Open pcmoore opened 7 years ago
I'm not sure this calls for something like the kernel's lib/rhashtable.c implementation, since the AVC is a cache, and I expect size adjustments to be rare, we can probably get away with throwing out the old table and replacing it with a new, empty table.
Do you really need to change the number of buckets, or just the threshold/max number of cache entries? The latter can already be tuned via /sys/fs/selinux/avc/cache_threshold. Do we have some data, e.g. cat /sys/fs/selinux/avc/hash_stats, from these systems?
I'm hearing of systems that have bumped the threshold up to ~65k and are hitting that limit, the resulting lengthy per-bucket chains are causing spikes in CPU usage in avc_has_perm().
Why would we end up with that many unique AVC entries? Most container accesses would be within the same category set (i.e. intra-container) and to a handful of types (mostly container or svirt types). So they shouldn't yield that many unique (source context, target context, target class) triples.

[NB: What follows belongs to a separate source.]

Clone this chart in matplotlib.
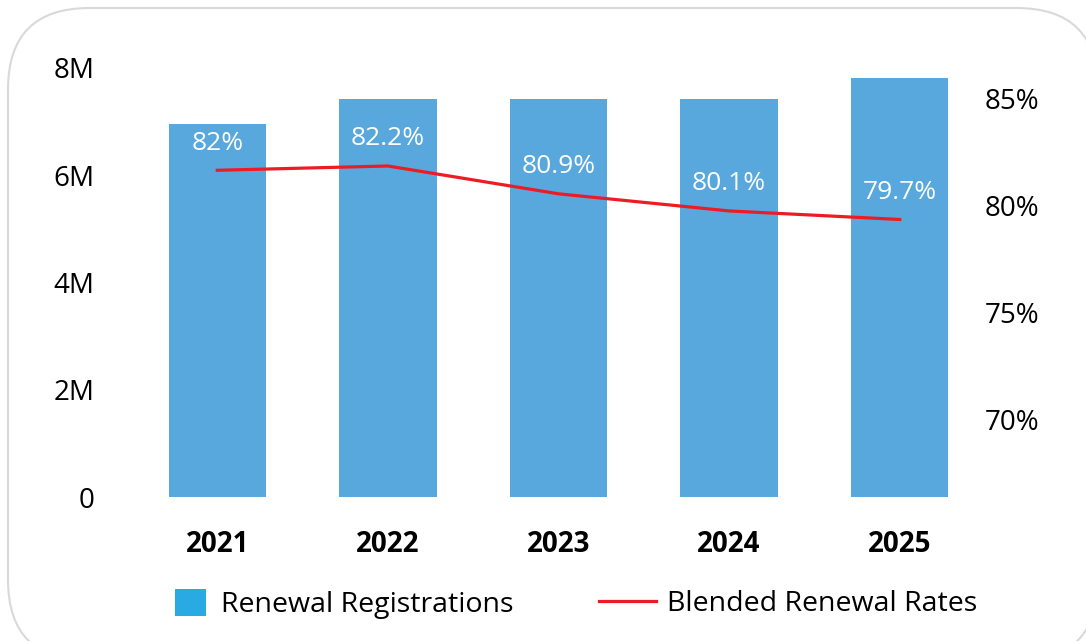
import matplotlib.pyplot as plt
from matplotlib.patches import FancyBboxPatch, Patch
from matplotlib.lines import Line2D
from matplotlib.transforms import ScaledTranslation

years = ['2021', '2022', '2023', '2024', '2025']
registrations = [6.96e6, 7.42e6, 7.42e6, 7.42e6, 7.81e6]
renewal_rates = [82.0, 82.2, 80.9, 80.1, 79.7]
rate_labels = ['82%', '82.2%', '80.9%', '80.1%', '79.7%']

left_ticks = [0, 2e6, 4e6, 6e6, 8e6]
left_tick_labels = ['0', '2M', '4M', '6M', '8M']
right_ticks = [70, 75, 80, 85]
right_tick_labels = ['70%', '75%', '80%', '85%']

bar_color = '#58a8dd'
legend_blue = '#29aae2'
line_red = '#ed1c24'

plt.rcParams['font.family'] = ['Open Sans', 'DejaVu Sans']

fig = plt.figure(figsize=(10.86, 6.41), dpi=100)

# card background
card = FancyBboxPatch((8 / 1086, -20 / 641), 1090 / 1086, 653 / 641,
                      boxstyle='round,pad=0,rounding_size=0.075',
                      transform=fig.transFigure, facecolor='white',
                      edgecolor='#d9d9d9', linewidth=1.5, zorder=-5,
                      mutation_aspect=1086 / 641)
fig.patches.append(card)

ax = fig.add_axes([132 / 1086, 144 / 641, 853 / 1086, 429 / 641])
ax.patch.set_alpha(0)
x = list(range(len(years)))
ax.bar(x, registrations, width=0.57, color=bar_color, zorder=2)
ax.set_xlim(-0.5, 4.5)
ax.set_ylim(0, 8e6)
ax.set_yticks(left_ticks)
ax.set_yticklabels(left_tick_labels)
ax.set_xticks(x)
ax.set_xticklabels(years, fontweight='bold')
ax.tick_params(axis='y', length=0, pad=27, labelsize=20)
ax.tick_params(axis='x', length=0, pad=24, labelsize=20)
for s in ax.spines.values():
    s.set_visible(False)

ax2 = ax.twinx()
ax2.plot(x, renewal_rates, color=line_red, linewidth=2.3, zorder=3)
ax2.set_ylim(66.73, 86.78)
ax2.set_yticks(right_ticks)
ax2.set_yticklabels(right_tick_labels)
ax2.tick_params(axis='y', length=0, pad=0, labelsize=20)
# right labels sit a little above their tick in the original
shift = ScaledTranslation(0, 8 / 100, fig.dpi_scale_trans)
for lab in ax2.get_yticklabels():
    lab.set_transform(lab.get_transform() + shift)
for s in ax2.spines.values():
    s.set_visible(False)

for xi, v, lab in zip(x, renewal_rates, rate_labels):
    ax2.annotate(lab, (xi, v), xytext=(0, 19.5), textcoords='offset points',
                 ha='center', va='center', color='white', fontsize=19)

leg_y = 1 - 604 / 641
leg1 = fig.legend([Patch(facecolor=legend_blue, edgecolor='none')],
                  ['Renewal Registrations'], loc='center left',
                  bbox_to_anchor=(175 / 1086, leg_y), frameon=False,
                  fontsize=20.5, handlelength=1.09, handleheight=1.09,
                  handletextpad=0.53, borderpad=0, borderaxespad=0)
leg2 = fig.legend([Line2D([], [], color=line_red, linewidth=2.3)],
                  ['Blended Renewal Rates'], loc='center left',
                  bbox_to_anchor=(599 / 1086, leg_y), frameon=False,
                  fontsize=20.5, handlelength=2.0, handletextpad=0.39,
                  borderpad=0, borderaxespad=0)

fig.savefig('out.png', dpi=100)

Imagine thousands of containers on a single system.
Even with thousands of containers, most accesses should be intra-container, so I wouldn't expect that many unique AVC entries; AVC entries are only ever created for actual permission checks, not potential ones. That said, given the number of unique security classes, I could see a definite multiplying factor to just represent a container's access to all file classes, many socket classes, etc. That's another area for possible improvement, i.e. allowing a single AVC entry and security server computation to represent multiple classes so that if the same permissions are allowed to e.g. all file classes, we can store that once in the AVC.
Most people will never run more then 100 containers. Eventually we might scale beyond 100, but I think on OpenShift right now, we are only handling ~50 containers. So this would be 50 Process types and 50 object types (Maybe a few more)
Agreed with the most people comment. OpenShift supports up to 250 per node right now, and going to try and double that by fall of this year. We currently have closing in on 100 per node in a variety of environments though. 100 is pretty common.
Then I don't see why we'd be increasing the AVC cache threshhold to 64k; that's just making the cache slow for no benefit.
At present the number of AVC hash buckets is hard coded to 512, we should look into making this tunable at runtime. While 512 buckets tends to work well for most workloads, it is proving to be too small for systems with a large number of unique labels such as container hosts using MCS/sVirt.